# JOB:
Transcribe all of the data exactly. Omit the pictures.

# INFORMATION SHOWN:
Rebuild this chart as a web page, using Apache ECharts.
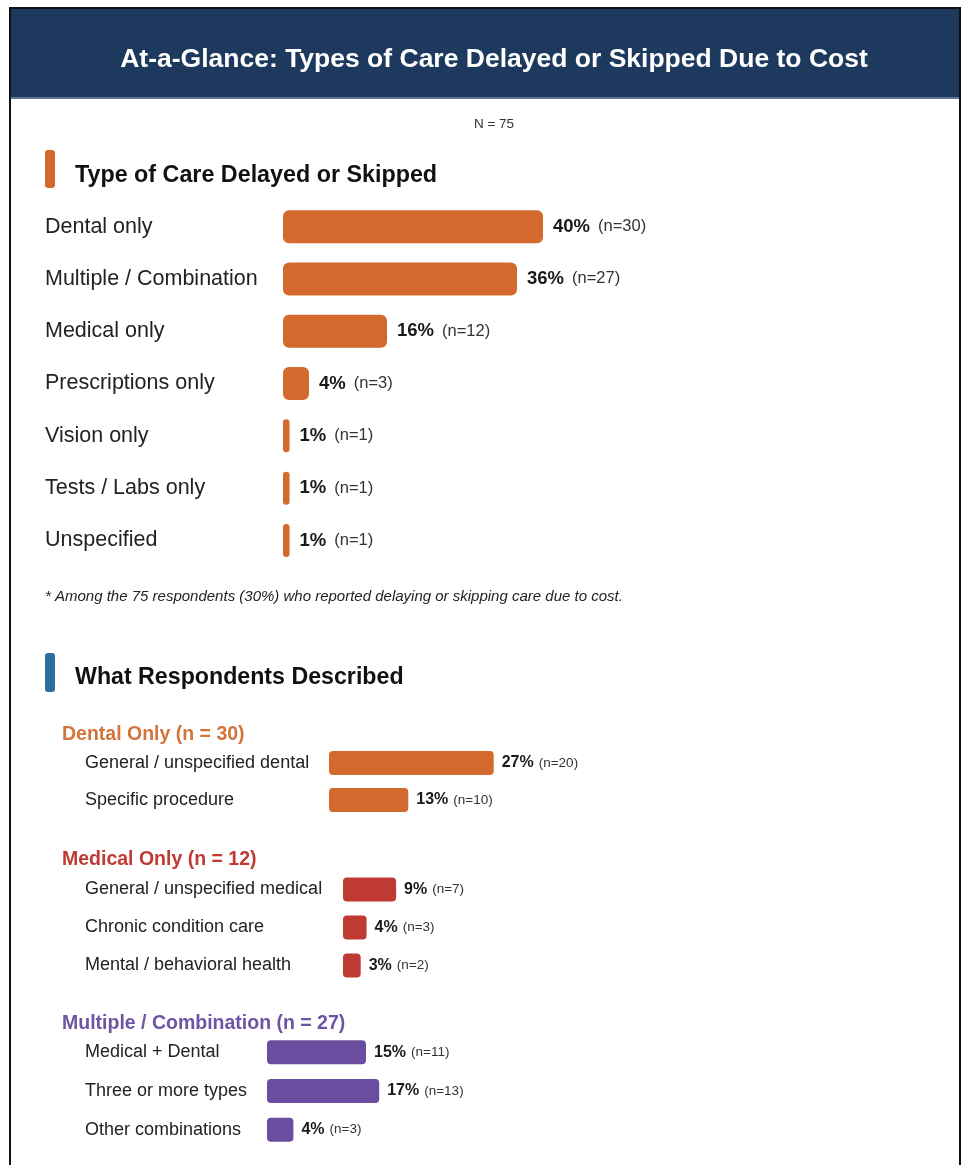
<!DOCTYPE html>
<html>
<head>
<meta charset="utf-8">
<title>At-a-Glance: Types of Care Delayed or Skipped Due to Cost</title>
<script src="https://cdn.jsdelivr.net/npm/echarts@6/dist/echarts.min.js"></script>
<style>
  html, body { margin: 0; padding: 0; background: #ffffff; }
  #chart { width: 962px; height: 1165px; }
</style>
</head>
<body>
<div id="chart"></div>
<script>
// Type of care delayed or skipped (share of the 75 respondents)
const careTypes = ['Dental only', 'Multiple / Combination', 'Medical only', 'Prescriptions only', 'Vision only', 'Tests / Labs only', 'Unspecified'];
const carePct = [40, 36, 16, 4, 1, 1, 1];
const careN = [30, 27, 12, 3, 1, 1, 1];

// What respondents described, by group
const dentalItems = ['General / unspecified dental', 'Specific procedure'];
const dentalPct = [27, 13];
const dentalN = [20, 10];

const medicalItems = ['General / unspecified medical', 'Chronic condition care', 'Mental / behavioral health'];
const medicalPct = [9, 4, 3];
const medicalN = [7, 3, 2];

const comboItems = ['Medical + Dental', 'Three or more types', 'Other combinations'];
const comboPct = [15, 17, 4];
const comboN = [11, 13, 3];

const FONT = '"Liberation Sans", Arial, Helvetica, sans-serif';
const ORANGE = '#d4692d';
const RED = '#bf3a33';
const PURPLE = '#6a4d9e';

const chart = echarts.init(document.getElementById('chart'), null, { renderer: 'canvas' });

// One panel = grid + hidden value axis + category axis + bar series
const grids = [], xAxes = [], yAxes = [], series = [];
function addPanel(p) {
  const i = grids.length;
  grids.push({ left: p.left, top: p.top, width: p.pxPerPct * 100, height: p.rowH * p.cats.length, containLabel: false });
  xAxes.push({ gridIndex: i, type: 'value', min: 0, max: 100, show: false });
  yAxes.push({
    gridIndex: i, type: 'category', data: p.cats, inverse: true,
    axisLine: { show: false }, axisTick: { show: false }, splitLine: { show: false },
    axisLabel: { align: 'left', margin: p.left - p.labelX, fontFamily: FONT, fontSize: p.labelSize, color: '#222' }
  });
  series.push({
    type: 'bar', xAxisIndex: i, yAxisIndex: i, data: p.values, barWidth: p.barH,
    itemStyle: { color: p.color, borderRadius: p.radius },
    silent: true, animation: false,
    label: {
      show: true, position: 'right', distance: p.labelGap,
      formatter: (prm) => '{p|' + prm.value + '%}{n|(n=' + p.counts[prm.dataIndex] + ')}',
      rich: {
        p: { fontFamily: FONT, fontWeight: 'bold', fontSize: p.pctSize, color: '#1a1a1a' },
        n: { fontFamily: FONT, fontSize: p.nSize, color: '#333', padding: [0, 0, 0, p.nGap] }
      }
    }
  });
}

addPanel({ cats: careTypes, values: carePct, counts: careN, left: 283, top: 200.5, rowH: 52.3, pxPerPct: 6.5,
  barH: 33, radius: 6, color: ORANGE, labelX: 45, labelSize: 21.5, labelGap: 10, pctSize: 18.5, nSize: 16.5, nGap: 8 });
addPanel({ cats: dentalItems, values: dentalPct, counts: dentalN, left: 329, top: 744.5, rowH: 37, pxPerPct: 6.1,
  barH: 24, radius: 4, color: ORANGE, labelX: 85, labelSize: 18, labelGap: 8, pctSize: 16, nSize: 13.5, nGap: 5 });
addPanel({ cats: medicalItems, values: medicalPct, counts: medicalN, left: 343, top: 870.5, rowH: 38, pxPerPct: 5.9,
  barH: 24, radius: 4, color: RED, labelX: 85, labelSize: 18, labelGap: 8, pctSize: 16, nSize: 13.5, nGap: 5 });
addPanel({ cats: comboItems, values: comboPct, counts: comboN, left: 267, top: 1033, rowH: 38.7, pxPerPct: 6.6,
  barH: 24, radius: 4, color: PURPLE, labelX: 85, labelSize: 18, labelGap: 8, pctSize: 16, nSize: 13.5, nGap: 5 });

function txt(x, y, text, font, fill, align) {
  return { type: 'text', x: x, y: y, silent: true,
    style: { text: text, font: font, fill: fill, textAlign: align || 'left', textVerticalAlign: 'middle' } };
}

const graphic = [
  // card frame and header band
  { type: 'rect', silent: true, z: -10, shape: { x: 10, y: 8, width: 950, height: 1175 }, style: { fill: '#ffffff', stroke: '#111111', lineWidth: 2 } },
  { type: 'rect', silent: true, z: -9, shape: { x: 11, y: 9, width: 948, height: 89 }, style: { fill: '#1d3a5e' } },
  { type: 'rect', silent: true, z: -9, shape: { x: 11, y: 97, width: 948, height: 2 }, style: { fill: '#5f7491' } },
  txt(494, 60, 'At-a-Glance: Types of Care Delayed or Skipped Due to Cost', 'bold 26.5px ' + FONT, '#ffffff', 'center'),
  txt(494, 124, 'N = 75', '13.5px ' + FONT, '#333333', 'center'),

  // section 1 heading
  { type: 'rect', silent: true, shape: { x: 45, y: 150, width: 10, height: 38, r: 3 }, style: { fill: ORANGE } },
  txt(75, 176, 'Type of Care Delayed or Skipped', 'bold 23.3px ' + FONT, '#111111'),
  txt(45, 597, '* Among the 75 respondents (30%) who reported delaying or skipping care due to cost.', 'italic 15px ' + FONT, '#222222'),

  // section 2 heading
  { type: 'rect', silent: true, shape: { x: 45, y: 653, width: 10, height: 39, r: 3 }, style: { fill: '#2b6e9e' } },
  txt(75, 678, 'What Respondents Described', 'bold 23.2px ' + FONT, '#111111'),
  txt(62, 735, 'Dental Only (n = 30)', 'bold 19.5px ' + FONT, '#d2743b'),
  txt(62, 860, 'Medical Only (n = 12)', 'bold 19.5px ' + FONT, RED),
  txt(62, 1024, 'Multiple / Combination (n = 27)', 'bold 19.5px ' + FONT, '#6e55a3')
];

chart.setOption({
  animation: false,
  backgroundColor: '#ffffff',
  grid: grids,
  xAxis: xAxes,
  yAxis: yAxes,
  series: series,
  graphic: graphic
});
</script>
</body>
</html>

# ANSWER:
Rebuild this chart as a web page, using Apache ECharts.
<!DOCTYPE html>
<html>
<head>
<meta charset="utf-8">
<title>At-a-Glance: Types of Care Delayed or Skipped Due to Cost</title>
<script src="https://cdn.jsdelivr.net/npm/echarts@6/dist/echarts.min.js"></script>
<style>
  html, body { margin: 0; padding: 0; background: #ffffff; }
  #chart { width: 962px; height: 1165px; }
</style>
</head>
<body>
<div id="chart"></div>
<script>
// Type of care delayed or skipped (share of the 75 respondents)
const careTypes = ['Dental only', 'Multiple / Combination', 'Medical only', 'Prescriptions only', 'Vision only', 'Tests / Labs only', 'Unspecified'];
const carePct = [40, 36, 16, 4, 1, 1, 1];
const careN = [30, 27, 12, 3, 1, 1, 1];

// What respondents described, by group
const dentalItems = ['General / unspecified dental', 'Specific procedure'];
const dentalPct = [27, 13];
const dentalN = [20, 10];

const medicalItems = ['General / unspecified medical', 'Chronic condition care', 'Mental / behavioral health'];
const medicalPct = [9, 4, 3];
const medicalN = [7, 3, 2];

const comboItems = ['Medical + Dental', 'Three or more types', 'Other combinations'];
const comboPct = [15, 17, 4];
const comboN = [11, 13, 3];

const FONT = '"Liberation Sans", Arial, Helvetica, sans-serif';
const ORANGE = '#d4692d';
const RED = '#bf3a33';
const PURPLE = '#6a4d9e';

const chart = echarts.init(document.getElementById('chart'), null, { renderer: 'canvas' });

// One panel = grid + hidden value axis + category axis + bar series
const grids = [], xAxes = [], yAxes = [], series = [];
function addPanel(p) {
  const i = grids.length;
  grids.push({ left: p.left, top: p.top, width: p.pxPerPct * 100, height: p.rowH * p.cats.length, containLabel: false });
  xAxes.push({ gridIndex: i, type: 'value', min: 0, max: 100, show: false });
  yAxes.push({
    gridIndex: i, type: 'category', data: p.cats, inverse: true,
    axisLine: { show: false }, axisTick: { show: false }, splitLine: { show: false },
    axisLabel: { align: 'left', margin: p.left - p.labelX, fontFamily: FONT, fontSize: p.labelSize, color: '#222' }
  });
  series.push({
    type: 'bar', xAxisIndex: i, yAxisIndex: i, data: p.values, barWidth: p.barH,
    itemStyle: { color: p.color, borderRadius: p.radius },
    silent: true, animation: false,
    label: {
      show: true, position: 'right', distance: p.labelGap,
      formatter: (prm) => '{p|' + prm.value + '%}{n|(n=' + p.counts[prm.dataIndex] + ')}',
      rich: {
        p: { fontFamily: FONT, fontWeight: 'bold', fontSize: p.pctSize, color: '#1a1a1a' },
        n: { fontFamily: FONT, fontSize: p.nSize, color: '#333', padding: [0, 0, 0, p.nGap] }
      }
    }
  });
}

addPanel({ cats: careTypes, values: carePct, counts: careN, left: 283, top: 200.5, rowH: 52.3, pxPerPct: 6.5,
  barH: 33, radius: 6, color: ORANGE, labelX: 45, labelSize: 21.5, labelGap: 10, pctSize: 18.5, nSize: 16.5, nGap: 8 });
addPanel({ cats: dentalItems, values: dentalPct, counts: dentalN, left: 329, top: 744.5, rowH: 37, pxPerPct: 6.1,
  barH: 24, radius: 4, color: ORANGE, labelX: 85, labelSize: 18, labelGap: 8, pctSize: 16, nSize: 13.5, nGap: 5 });
addPanel({ cats: medicalItems, values: medicalPct, counts: medicalN, left: 343, top: 870.5, rowH: 38, pxPerPct: 5.9,
  barH: 24, radius: 4, color: RED, labelX: 85, labelSize: 18, labelGap: 8, pctSize: 16, nSize: 13.5, nGap: 5 });
addPanel({ cats: comboItems, values: comboPct, counts: comboN, left: 267, top: 1033, rowH: 38.7, pxPerPct: 6.6,
  barH: 24, radius: 4, color: PURPLE, labelX: 85, labelSize: 18, labelGap: 8, pctSize: 16, nSize: 13.5, nGap: 5 });

function txt(x, y, text, font, fill, align) {
  return { type: 'text', x: x, y: y, silent: true,
    style: { text: text, font: font, fill: fill, textAlign: align || 'left', textVerticalAlign: 'middle' } };
}

const graphic = [
  // card frame and header band
  { type: 'rect', silent: true, z: -10, shape: { x: 10, y: 8, width: 950, height: 1175 }, style: { fill: '#ffffff', stroke: '#111111', lineWidth: 2 } },
  { type: 'rect', silent: true, z: -9, shape: { x: 11, y: 9, width: 948, height: 89 }, style: { fill: '#1d3a5e' } },
  { type: 'rect', silent: true, z: -9, shape: { x: 11, y: 97, width: 948, height: 2 }, style: { fill: '#5f7491' } },
  txt(494, 60, 'At-a-Glance: Types of Care Delayed or Skipped Due to Cost', 'bold 26.5px ' + FONT, '#ffffff', 'center'),
  txt(494, 124, 'N = 75', '13.5px ' + FONT, '#333333', 'center'),

  // section 1 heading
  { type: 'rect', silent: true, shape: { x: 45, y: 150, width: 10, height: 38, r: 3 }, style: { fill: ORANGE } },
  txt(75, 176, 'Type of Care Delayed or Skipped', 'bold 23.3px ' + FONT, '#111111'),
  txt(45, 597, '* Among the 75 respondents (30%) who reported delaying or skipping care due to cost.', 'italic 15px ' + FONT, '#222222'),

  // section 2 heading
  { type: 'rect', silent: true, shape: { x: 45, y: 653, width: 10, height: 39, r: 3 }, style: { fill: '#2b6e9e' } },
  txt(75, 678, 'What Respondents Described', 'bold 23.2px ' + FONT, '#111111'),
  txt(62, 735, 'Dental Only (n = 30)', 'bold 19.5px ' + FONT, '#d2743b'),
  txt(62, 860, 'Medical Only (n = 12)', 'bold 19.5px ' + FONT, RED),
  txt(62, 1024, 'Multiple / Combination (n = 27)', 'bold 19.5px ' + FONT, '#6e55a3')
];

chart.setOption({
  animation: false,
  backgroundColor: '#ffffff',
  grid: grids,
  xAxis: xAxes,
  yAxis: yAxes,
  series: series,
  graphic: graphic
});
</script>
</body>
</html>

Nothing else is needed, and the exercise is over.